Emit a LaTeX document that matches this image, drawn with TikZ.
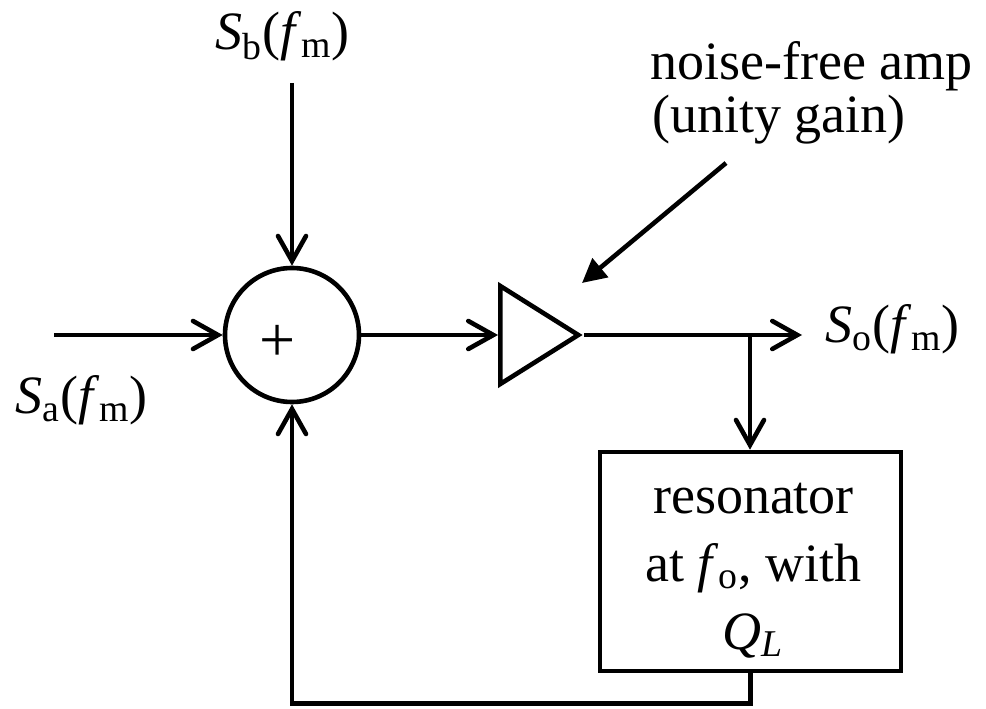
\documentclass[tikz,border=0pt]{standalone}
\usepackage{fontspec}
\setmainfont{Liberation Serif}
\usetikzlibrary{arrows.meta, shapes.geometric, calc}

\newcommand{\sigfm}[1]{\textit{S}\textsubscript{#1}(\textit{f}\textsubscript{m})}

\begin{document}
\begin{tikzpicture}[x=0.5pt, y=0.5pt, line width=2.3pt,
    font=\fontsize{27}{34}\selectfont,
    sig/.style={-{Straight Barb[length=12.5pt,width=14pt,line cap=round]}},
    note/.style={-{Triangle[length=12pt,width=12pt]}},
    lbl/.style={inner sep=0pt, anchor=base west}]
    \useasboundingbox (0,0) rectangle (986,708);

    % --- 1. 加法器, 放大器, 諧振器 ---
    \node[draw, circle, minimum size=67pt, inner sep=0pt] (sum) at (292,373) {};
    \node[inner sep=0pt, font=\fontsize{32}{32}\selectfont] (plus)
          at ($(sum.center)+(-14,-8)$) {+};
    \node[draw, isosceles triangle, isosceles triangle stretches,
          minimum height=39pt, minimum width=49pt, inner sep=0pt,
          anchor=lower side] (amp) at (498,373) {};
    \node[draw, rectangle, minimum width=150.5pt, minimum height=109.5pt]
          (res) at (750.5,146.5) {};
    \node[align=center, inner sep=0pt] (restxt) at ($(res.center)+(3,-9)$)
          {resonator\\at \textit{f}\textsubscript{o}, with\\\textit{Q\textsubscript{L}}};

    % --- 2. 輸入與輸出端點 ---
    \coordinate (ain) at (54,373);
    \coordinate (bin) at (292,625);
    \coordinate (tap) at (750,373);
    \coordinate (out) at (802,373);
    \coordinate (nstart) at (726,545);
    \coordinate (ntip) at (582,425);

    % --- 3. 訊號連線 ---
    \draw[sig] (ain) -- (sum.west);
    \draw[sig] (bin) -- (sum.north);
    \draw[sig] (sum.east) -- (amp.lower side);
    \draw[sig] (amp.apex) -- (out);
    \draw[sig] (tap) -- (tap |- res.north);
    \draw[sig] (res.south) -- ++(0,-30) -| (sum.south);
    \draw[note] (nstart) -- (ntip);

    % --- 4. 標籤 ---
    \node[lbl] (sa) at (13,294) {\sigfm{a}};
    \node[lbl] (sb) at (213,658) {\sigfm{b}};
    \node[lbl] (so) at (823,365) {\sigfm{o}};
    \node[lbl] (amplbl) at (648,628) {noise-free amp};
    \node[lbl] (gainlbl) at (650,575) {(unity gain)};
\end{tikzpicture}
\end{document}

-=-=-=-=-

◆ **Instruction**
Everything from the first line to the line with "(0,0) rectangle (986,708);" must be repeated exactly, and nothing else. Leave the pictures out.

◆ **Full solution**
Emit a LaTeX document that matches this image, drawn with TikZ.
\documentclass[tikz,border=0pt]{standalone}
\usepackage{fontspec}
\setmainfont{Liberation Serif}
\usetikzlibrary{arrows.meta, shapes.geometric, calc}

\newcommand{\sigfm}[1]{\textit{S}\textsubscript{#1}(\textit{f}\textsubscript{m})}

\begin{document}
\begin{tikzpicture}[x=0.5pt, y=0.5pt, line width=2.3pt,
    font=\fontsize{27}{34}\selectfont,
    sig/.style={-{Straight Barb[length=12.5pt,width=14pt,line cap=round]}},
    note/.style={-{Triangle[length=12pt,width=12pt]}},
    lbl/.style={inner sep=0pt, anchor=base west}]
    \useasboundingbox (0,0) rectangle (986,708);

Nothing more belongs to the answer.